▸ **REQUEST**: Write out the full listing exactly as given, minus the images.

— START RAW DATA —

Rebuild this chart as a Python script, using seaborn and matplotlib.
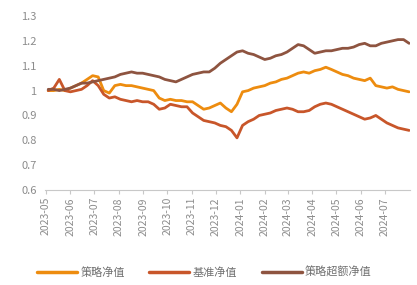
import pandas as pd
import numpy as np
import matplotlib
matplotlib.use("Agg")
import matplotlib.pyplot as plt
import matplotlib.dates as mdates
from matplotlib.ticker import FuncFormatter
import seaborn as sns

dates = pd.date_range("2023-05-04", periods=66, freq="7D")

strategy = [1.00, 1.00, 1.005, 1.00, 1.01, 1.02, 1.03, 1.045, 1.06, 1.055,
            1.00, 0.99, 1.02, 1.025, 1.02, 1.02, 1.015, 1.01, 1.005, 1.00,
            0.97, 0.96, 0.965, 0.96, 0.96, 0.955, 0.955, 0.94, 0.925, 0.93,
            0.94, 0.95, 0.93, 0.915, 0.945, 0.995, 1.00, 1.01, 1.015, 1.02,
            1.03, 1.035, 1.045, 1.05, 1.06, 1.07, 1.075, 1.07, 1.08, 1.085,
            1.094, 1.085, 1.075, 1.065, 1.06, 1.05, 1.045, 1.04, 1.05, 1.02,
            1.015, 1.01, 1.015, 1.005, 1.00, 0.995]

benchmark = [1.00, 1.01, 1.045, 1.00, 0.995, 1.00, 1.005, 1.02, 1.04, 1.02,
             0.985, 0.97, 0.975, 0.965, 0.96, 0.955, 0.96, 0.955, 0.955, 0.945,
             0.925, 0.93, 0.945, 0.94, 0.935, 0.935, 0.91, 0.895, 0.88, 0.875,
             0.87, 0.86, 0.855, 0.84, 0.81, 0.86, 0.875, 0.885, 0.90, 0.905,
             0.91, 0.92, 0.925, 0.93, 0.925, 0.915, 0.915, 0.92, 0.935, 0.945,
             0.95, 0.945, 0.935, 0.925, 0.915, 0.905, 0.895, 0.885, 0.89, 0.90,
             0.885, 0.87, 0.86, 0.85, 0.845, 0.84]

excess = [1.005, 1.005, 1.00, 1.005, 1.01, 1.02, 1.03, 1.03, 1.035, 1.04,
          1.045, 1.05, 1.055, 1.065, 1.07, 1.075, 1.07, 1.07, 1.065, 1.06,
          1.055, 1.045, 1.04, 1.035, 1.045, 1.055, 1.065, 1.07, 1.075, 1.075,
          1.09, 1.11, 1.125, 1.14, 1.155, 1.16, 1.15, 1.145, 1.135, 1.125,
          1.13, 1.14, 1.145, 1.155, 1.17, 1.185, 1.18, 1.165, 1.15, 1.155,
          1.16, 1.16, 1.165, 1.17, 1.17, 1.175, 1.185, 1.19, 1.18, 1.18,
          1.19, 1.195, 1.20, 1.205, 1.205, 1.19]

series_names = ["策略净值", "基准净值", "策略超额净值"]
colors = ["#ED8C0F", "#C8562A", "#8E5440"]

df = pd.DataFrame({"date": list(dates) * 3,
                   "value": strategy + benchmark + excess,
                   "series": [series_names[0]] * 66 + [series_names[1]] * 66 + [series_names[2]] * 66})

sns.set_theme(style="white")
plt.rcParams['font.family'] = ['Noto Sans CJK SC', 'DejaVu Sans']

fig = plt.figure(figsize=(4.17, 2.85), dpi=100)
ax = fig.add_axes([0.108, 0.333, 0.875, 0.611])

sns.lineplot(data=df, x="date", y="value", hue="series", palette=colors,
             linewidth=2.0, ax=ax, legend=False)

ax.set_ylim(0.6, 1.3)
ax.set_yticks(np.arange(0.6, 1.31, 0.1))
ax.yaxis.set_major_formatter(FuncFormatter(lambda v, p: f"{v:g}" if abs(v - 1) > 1e-9 else "1"))
ax.set_xlim(pd.Timestamp("2023-04-30"), pd.Timestamp("2024-08-02"))
tick_dates = pd.date_range("2023-05-01", "2024-07-01", freq="MS")
ax.set_xticks(tick_dates)
ax.xaxis.set_major_formatter(mdates.DateFormatter("%Y-%m"))
ax.tick_params(axis="x", rotation=90, labelsize=7.5,
               length=3, width=0.8, direction="out", bottom=True, pad=2)
ax.tick_params(axis="y", labelsize=8, length=0, pad=6)
for lbl in ax.get_xticklabels() + ax.get_yticklabels():
    lbl.set_color("#8c8c8c")
for s in ["top", "right", "left"]:
    ax.spines[s].set_visible(False)
ax.spines["bottom"].set_color("#c8c8c8")
ax.spines["bottom"].set_linewidth(0.8)
ax.xaxis.set_tick_params(color="#c8c8c8")
ax.set_xlabel("")
ax.set_ylabel("")

handles = [plt.Line2D([0], [0], color=c, linewidth=2.5) for c in colors]
fig.legend(handles, series_names, loc="center", bbox_to_anchor=(0.49, 0.045),
           ncol=3, frameon=False, fontsize=8, handlelength=3.6,
           columnspacing=2.2, handletextpad=0.3, labelcolor="#707070")

fig.savefig("out.png", dpi=100)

— END RAW DATA —

▸ **RESULT OF THIS EXERCISE**:
Rebuild this chart as a Python script, using seaborn and matplotlib.
import pandas as pd
import numpy as np
import matplotlib
matplotlib.use("Agg")
import matplotlib.pyplot as plt
import matplotlib.dates as mdates
from matplotlib.ticker import FuncFormatter
import seaborn as sns

dates = pd.date_range("2023-05-04", periods=66, freq="7D")

strategy = [1.00, 1.00, 1.005, 1.00, 1.01, 1.02, 1.03, 1.045, 1.06, 1.055,
            1.00, 0.99, 1.02, 1.025, 1.02, 1.02, 1.015, 1.01, 1.005, 1.00,
            0.97, 0.96, 0.965, 0.96, 0.96, 0.955, 0.955, 0.94, 0.925, 0.93,
            0.94, 0.95, 0.93, 0.915, 0.945, 0.995, 1.00, 1.01, 1.015, 1.02,
            1.03, 1.035, 1.045, 1.05, 1.06, 1.07, 1.075, 1.07, 1.08, 1.085,
            1.094, 1.085, 1.075, 1.065, 1.06, 1.05, 1.045, 1.04, 1.05, 1.02,
            1.015, 1.01, 1.015, 1.005, 1.00, 0.995]

benchmark = [1.00, 1.01, 1.045, 1.00, 0.995, 1.00, 1.005, 1.02, 1.04, 1.02,
             0.985, 0.97, 0.975, 0.965, 0.96, 0.955, 0.96, 0.955, 0.955, 0.945,
             0.925, 0.93, 0.945, 0.94, 0.935, 0.935, 0.91, 0.895, 0.88, 0.875,
             0.87, 0.86, 0.855, 0.84, 0.81, 0.86, 0.875, 0.885, 0.90, 0.905,
             0.91, 0.92, 0.925, 0.93, 0.925, 0.915, 0.915, 0.92, 0.935, 0.945,
             0.95, 0.945, 0.935, 0.925, 0.915, 0.905, 0.895, 0.885, 0.89, 0.90,
             0.885, 0.87, 0.86, 0.85, 0.845, 0.84]

excess = [1.005, 1.005, 1.00, 1.005, 1.01, 1.02, 1.03, 1.03, 1.035, 1.04,
          1.045, 1.05, 1.055, 1.065, 1.07, 1.075, 1.07, 1.07, 1.065, 1.06,
          1.055, 1.045, 1.04, 1.035, 1.045, 1.055, 1.065, 1.07, 1.075, 1.075,
          1.09, 1.11, 1.125, 1.14, 1.155, 1.16, 1.15, 1.145, 1.135, 1.125,
          1.13, 1.14, 1.145, 1.155, 1.17, 1.185, 1.18, 1.165, 1.15, 1.155,
          1.16, 1.16, 1.165, 1.17, 1.17, 1.175, 1.185, 1.19, 1.18, 1.18,
          1.19, 1.195, 1.20, 1.205, 1.205, 1.19]

series_names = ["策略净值", "基准净值", "策略超额净值"]
colors = ["#ED8C0F", "#C8562A", "#8E5440"]

df = pd.DataFrame({"date": list(dates) * 3,
                   "value": strategy + benchmark + excess,
                   "series": [series_names[0]] * 66 + [series_names[1]] * 66 + [series_names[2]] * 66})

sns.set_theme(style="white")
plt.rcParams['font.family'] = ['Noto Sans CJK SC', 'DejaVu Sans']

fig = plt.figure(figsize=(4.17, 2.85), dpi=100)
ax = fig.add_axes([0.108, 0.333, 0.875, 0.611])

sns.lineplot(data=df, x="date", y="value", hue="series", palette=colors,
             linewidth=2.0, ax=ax, legend=False)

ax.set_ylim(0.6, 1.3)
ax.set_yticks(np.arange(0.6, 1.31, 0.1))
ax.yaxis.set_major_formatter(FuncFormatter(lambda v, p: f"{v:g}" if abs(v - 1) > 1e-9 else "1"))
ax.set_xlim(pd.Timestamp("2023-04-30"), pd.Timestamp("2024-08-02"))
tick_dates = pd.date_range("2023-05-01", "2024-07-01", freq="MS")
ax.set_xticks(tick_dates)
ax.xaxis.set_major_formatter(mdates.DateFormatter("%Y-%m"))
ax.tick_params(axis="x", rotation=90, labelsize=7.5,
               length=3, width=0.8, direction="out", bottom=True, pad=2)
ax.tick_params(axis="y", labelsize=8, length=0, pad=6)
for lbl in ax.get_xticklabels() + ax.get_yticklabels():
    lbl.set_color("#8c8c8c")
for s in ["top", "right", "left"]:
    ax.spines[s].set_visible(False)
ax.spines["bottom"].set_color("#c8c8c8")
ax.spines["bottom"].set_linewidth(0.8)
ax.xaxis.set_tick_params(color="#c8c8c8")
ax.set_xlabel("")
ax.set_ylabel("")

handles = [plt.Line2D([0], [0], color=c, linewidth=2.5) for c in colors]
fig.legend(handles, series_names, loc="center", bbox_to_anchor=(0.49, 0.045),
           ncol=3, frameon=False, fontsize=8, handlelength=3.6,
           columnspacing=2.2, handletextpad=0.3, labelcolor="#707070")

fig.savefig("out.png", dpi=100)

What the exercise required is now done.